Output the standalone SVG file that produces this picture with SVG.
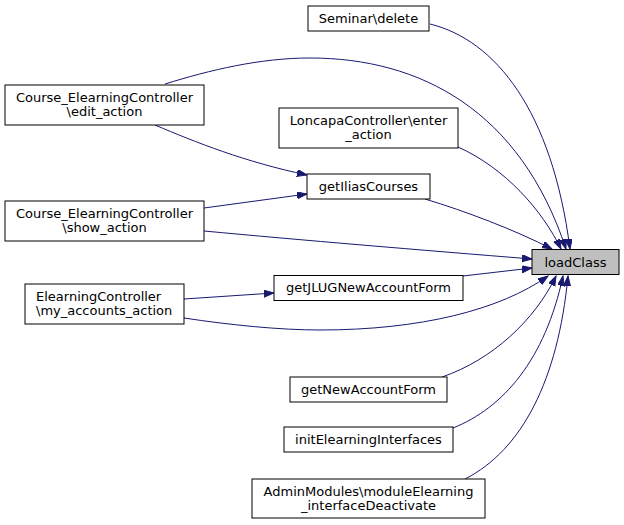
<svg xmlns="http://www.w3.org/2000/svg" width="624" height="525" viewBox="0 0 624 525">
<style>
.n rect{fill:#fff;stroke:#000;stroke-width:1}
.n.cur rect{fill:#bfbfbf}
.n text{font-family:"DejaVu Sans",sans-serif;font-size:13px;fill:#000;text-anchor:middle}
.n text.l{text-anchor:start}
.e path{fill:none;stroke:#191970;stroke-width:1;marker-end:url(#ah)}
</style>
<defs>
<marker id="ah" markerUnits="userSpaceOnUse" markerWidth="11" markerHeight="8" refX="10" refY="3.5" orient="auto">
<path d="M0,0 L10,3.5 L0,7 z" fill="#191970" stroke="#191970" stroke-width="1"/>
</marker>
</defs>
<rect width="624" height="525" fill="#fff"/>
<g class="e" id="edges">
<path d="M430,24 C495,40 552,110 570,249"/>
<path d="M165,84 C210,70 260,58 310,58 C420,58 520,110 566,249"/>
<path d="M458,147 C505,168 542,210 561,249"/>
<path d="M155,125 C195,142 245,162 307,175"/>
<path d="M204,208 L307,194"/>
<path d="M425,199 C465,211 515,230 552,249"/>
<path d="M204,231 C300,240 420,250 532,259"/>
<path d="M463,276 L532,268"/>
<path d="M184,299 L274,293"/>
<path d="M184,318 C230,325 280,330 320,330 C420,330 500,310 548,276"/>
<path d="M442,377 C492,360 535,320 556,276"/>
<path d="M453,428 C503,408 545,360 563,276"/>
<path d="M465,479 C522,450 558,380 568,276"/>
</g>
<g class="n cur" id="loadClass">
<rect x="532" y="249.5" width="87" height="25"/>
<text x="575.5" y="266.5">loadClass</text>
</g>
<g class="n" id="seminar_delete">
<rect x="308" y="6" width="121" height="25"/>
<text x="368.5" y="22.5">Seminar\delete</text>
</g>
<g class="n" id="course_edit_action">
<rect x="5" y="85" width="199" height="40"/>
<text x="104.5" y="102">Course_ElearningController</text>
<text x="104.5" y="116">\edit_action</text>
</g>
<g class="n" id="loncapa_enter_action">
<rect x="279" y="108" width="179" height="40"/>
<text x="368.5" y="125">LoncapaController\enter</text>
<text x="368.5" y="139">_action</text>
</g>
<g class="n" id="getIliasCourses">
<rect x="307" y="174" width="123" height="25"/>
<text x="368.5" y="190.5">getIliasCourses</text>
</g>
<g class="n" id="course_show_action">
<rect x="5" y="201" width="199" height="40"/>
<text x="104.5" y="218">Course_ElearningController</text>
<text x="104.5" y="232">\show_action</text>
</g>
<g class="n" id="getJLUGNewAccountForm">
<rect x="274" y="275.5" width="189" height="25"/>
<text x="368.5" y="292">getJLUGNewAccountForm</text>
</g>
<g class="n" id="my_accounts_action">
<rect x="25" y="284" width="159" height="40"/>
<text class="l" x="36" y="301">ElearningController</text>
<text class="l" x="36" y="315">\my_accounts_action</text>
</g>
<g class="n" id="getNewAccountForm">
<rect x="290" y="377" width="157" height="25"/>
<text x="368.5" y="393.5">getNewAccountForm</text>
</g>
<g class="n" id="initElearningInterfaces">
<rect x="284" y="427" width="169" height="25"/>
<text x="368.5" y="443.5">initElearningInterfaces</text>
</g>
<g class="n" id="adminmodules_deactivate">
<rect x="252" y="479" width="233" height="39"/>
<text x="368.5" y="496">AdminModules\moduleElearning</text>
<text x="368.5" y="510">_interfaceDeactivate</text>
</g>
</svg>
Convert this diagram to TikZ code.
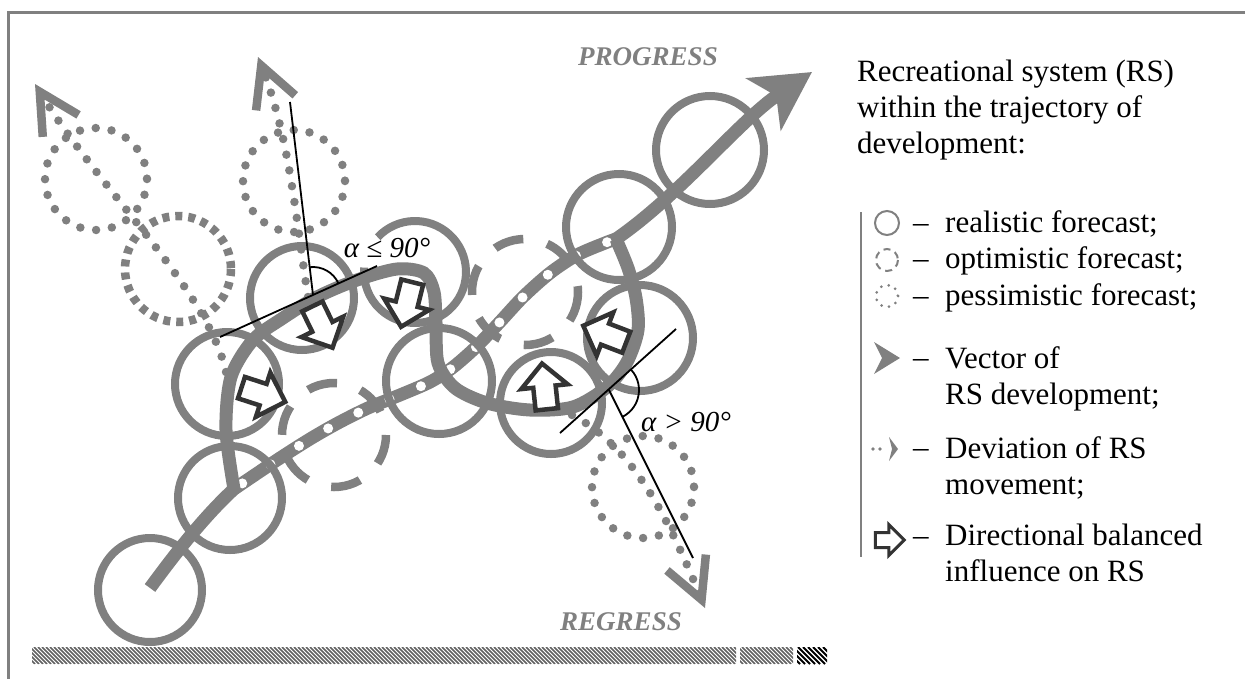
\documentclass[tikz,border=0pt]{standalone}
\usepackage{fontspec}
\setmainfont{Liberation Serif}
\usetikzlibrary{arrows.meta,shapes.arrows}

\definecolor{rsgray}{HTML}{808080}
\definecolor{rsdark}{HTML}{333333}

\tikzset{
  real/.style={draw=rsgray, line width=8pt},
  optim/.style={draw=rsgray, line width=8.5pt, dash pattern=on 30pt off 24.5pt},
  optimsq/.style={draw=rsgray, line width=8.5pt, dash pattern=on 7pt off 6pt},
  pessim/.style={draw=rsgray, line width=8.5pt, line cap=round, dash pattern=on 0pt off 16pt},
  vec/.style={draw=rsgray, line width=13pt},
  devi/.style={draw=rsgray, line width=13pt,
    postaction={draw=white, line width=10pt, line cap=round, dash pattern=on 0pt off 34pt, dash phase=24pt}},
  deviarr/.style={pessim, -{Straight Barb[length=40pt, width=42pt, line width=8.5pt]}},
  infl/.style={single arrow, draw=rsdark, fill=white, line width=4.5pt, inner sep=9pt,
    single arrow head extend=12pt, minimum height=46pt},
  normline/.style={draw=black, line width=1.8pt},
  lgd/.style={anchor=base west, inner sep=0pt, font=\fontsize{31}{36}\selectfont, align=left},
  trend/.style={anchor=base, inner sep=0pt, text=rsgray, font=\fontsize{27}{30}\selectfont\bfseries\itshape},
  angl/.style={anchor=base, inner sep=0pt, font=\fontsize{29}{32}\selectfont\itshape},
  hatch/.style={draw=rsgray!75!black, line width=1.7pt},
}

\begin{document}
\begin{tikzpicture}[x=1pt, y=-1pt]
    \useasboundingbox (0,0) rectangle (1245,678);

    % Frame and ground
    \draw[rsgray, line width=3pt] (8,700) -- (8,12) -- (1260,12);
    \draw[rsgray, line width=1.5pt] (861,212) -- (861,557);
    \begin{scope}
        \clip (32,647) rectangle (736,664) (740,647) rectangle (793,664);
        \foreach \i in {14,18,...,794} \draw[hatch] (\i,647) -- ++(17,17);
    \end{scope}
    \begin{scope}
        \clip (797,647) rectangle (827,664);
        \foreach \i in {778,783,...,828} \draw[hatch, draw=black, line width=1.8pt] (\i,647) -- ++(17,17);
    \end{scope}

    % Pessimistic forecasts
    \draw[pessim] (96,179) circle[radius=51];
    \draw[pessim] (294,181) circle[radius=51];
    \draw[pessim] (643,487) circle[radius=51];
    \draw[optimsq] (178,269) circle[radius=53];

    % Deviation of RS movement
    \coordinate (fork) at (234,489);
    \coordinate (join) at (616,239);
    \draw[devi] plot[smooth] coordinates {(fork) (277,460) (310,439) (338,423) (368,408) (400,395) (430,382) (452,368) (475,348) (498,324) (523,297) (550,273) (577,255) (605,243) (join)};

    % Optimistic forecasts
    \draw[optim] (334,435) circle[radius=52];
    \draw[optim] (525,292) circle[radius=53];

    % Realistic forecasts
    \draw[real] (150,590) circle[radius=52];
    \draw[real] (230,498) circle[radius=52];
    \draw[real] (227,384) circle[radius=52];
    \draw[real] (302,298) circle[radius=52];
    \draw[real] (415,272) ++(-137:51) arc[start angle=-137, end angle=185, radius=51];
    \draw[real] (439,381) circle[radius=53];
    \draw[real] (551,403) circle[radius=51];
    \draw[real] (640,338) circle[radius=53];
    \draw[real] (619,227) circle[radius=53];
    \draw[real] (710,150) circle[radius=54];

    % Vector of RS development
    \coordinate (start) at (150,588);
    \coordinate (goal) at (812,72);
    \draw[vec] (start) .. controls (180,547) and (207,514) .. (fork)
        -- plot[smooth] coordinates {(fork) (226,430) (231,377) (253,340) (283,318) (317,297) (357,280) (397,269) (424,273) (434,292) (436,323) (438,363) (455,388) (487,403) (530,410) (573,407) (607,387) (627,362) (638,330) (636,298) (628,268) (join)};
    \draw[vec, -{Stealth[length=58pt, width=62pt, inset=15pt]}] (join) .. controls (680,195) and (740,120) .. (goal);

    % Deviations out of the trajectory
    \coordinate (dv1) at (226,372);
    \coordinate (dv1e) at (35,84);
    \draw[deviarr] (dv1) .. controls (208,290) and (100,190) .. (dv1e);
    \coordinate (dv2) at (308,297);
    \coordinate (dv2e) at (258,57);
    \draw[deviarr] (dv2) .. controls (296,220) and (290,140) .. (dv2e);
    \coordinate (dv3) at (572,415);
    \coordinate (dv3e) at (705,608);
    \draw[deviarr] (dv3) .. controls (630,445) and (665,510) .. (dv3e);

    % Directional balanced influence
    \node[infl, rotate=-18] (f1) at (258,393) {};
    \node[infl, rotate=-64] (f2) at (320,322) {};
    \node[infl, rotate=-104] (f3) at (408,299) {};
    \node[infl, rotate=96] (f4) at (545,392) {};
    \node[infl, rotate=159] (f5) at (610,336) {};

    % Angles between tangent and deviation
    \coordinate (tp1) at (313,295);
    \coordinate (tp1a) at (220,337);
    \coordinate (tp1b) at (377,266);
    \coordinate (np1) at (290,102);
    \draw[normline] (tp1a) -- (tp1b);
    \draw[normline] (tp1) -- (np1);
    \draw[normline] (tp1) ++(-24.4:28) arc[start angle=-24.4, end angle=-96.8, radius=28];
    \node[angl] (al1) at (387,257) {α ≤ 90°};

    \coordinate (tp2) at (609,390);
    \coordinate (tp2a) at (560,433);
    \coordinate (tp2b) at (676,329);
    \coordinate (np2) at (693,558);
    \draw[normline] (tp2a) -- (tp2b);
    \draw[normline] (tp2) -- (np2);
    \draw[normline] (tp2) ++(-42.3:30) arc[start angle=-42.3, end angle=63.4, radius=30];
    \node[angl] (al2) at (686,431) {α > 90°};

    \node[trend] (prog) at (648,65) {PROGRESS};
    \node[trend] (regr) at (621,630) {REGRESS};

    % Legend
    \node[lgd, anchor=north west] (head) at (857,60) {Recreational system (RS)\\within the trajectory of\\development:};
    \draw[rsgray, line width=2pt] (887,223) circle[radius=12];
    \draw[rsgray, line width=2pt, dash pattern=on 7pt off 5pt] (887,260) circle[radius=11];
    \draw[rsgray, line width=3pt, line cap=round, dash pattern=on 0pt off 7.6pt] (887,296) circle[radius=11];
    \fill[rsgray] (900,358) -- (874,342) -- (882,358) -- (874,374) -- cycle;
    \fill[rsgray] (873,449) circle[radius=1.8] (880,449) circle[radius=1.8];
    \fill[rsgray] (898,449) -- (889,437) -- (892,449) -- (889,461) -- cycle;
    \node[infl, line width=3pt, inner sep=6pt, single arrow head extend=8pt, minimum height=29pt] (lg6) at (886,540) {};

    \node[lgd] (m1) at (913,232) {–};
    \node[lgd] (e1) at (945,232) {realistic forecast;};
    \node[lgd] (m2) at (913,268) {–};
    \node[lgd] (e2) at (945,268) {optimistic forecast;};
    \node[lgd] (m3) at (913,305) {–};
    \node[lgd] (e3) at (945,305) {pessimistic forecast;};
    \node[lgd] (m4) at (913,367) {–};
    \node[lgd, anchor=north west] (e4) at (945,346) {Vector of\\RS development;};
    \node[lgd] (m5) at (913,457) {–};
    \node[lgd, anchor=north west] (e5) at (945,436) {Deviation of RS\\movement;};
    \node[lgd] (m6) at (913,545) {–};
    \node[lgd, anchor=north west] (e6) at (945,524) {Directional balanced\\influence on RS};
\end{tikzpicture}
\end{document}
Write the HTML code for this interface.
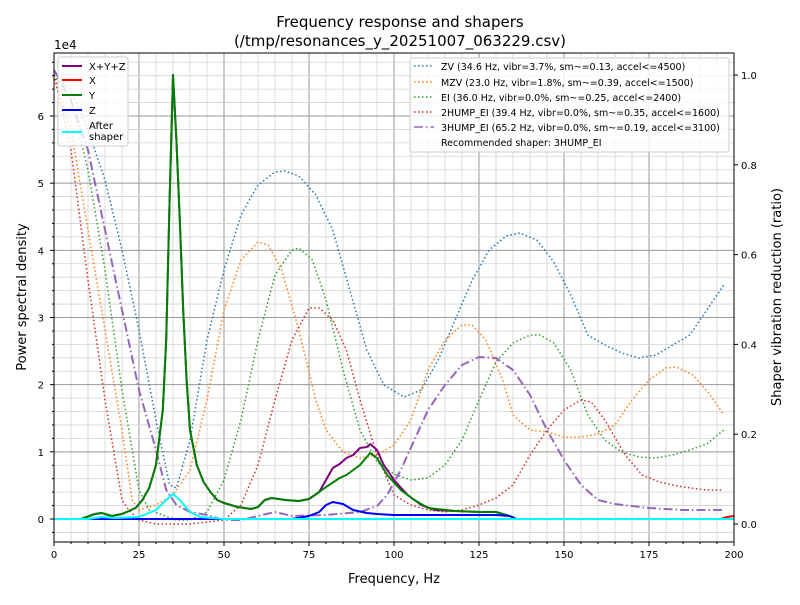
━━━━━━━━━━
__Problem to solve__. Scan the records above for the string "standalone", then report every line that contains it.

__Finished exercise__.
Output the standalone SVG file that produces this picture with SVG.
\documentclass[tikz,border=0pt]{standalone}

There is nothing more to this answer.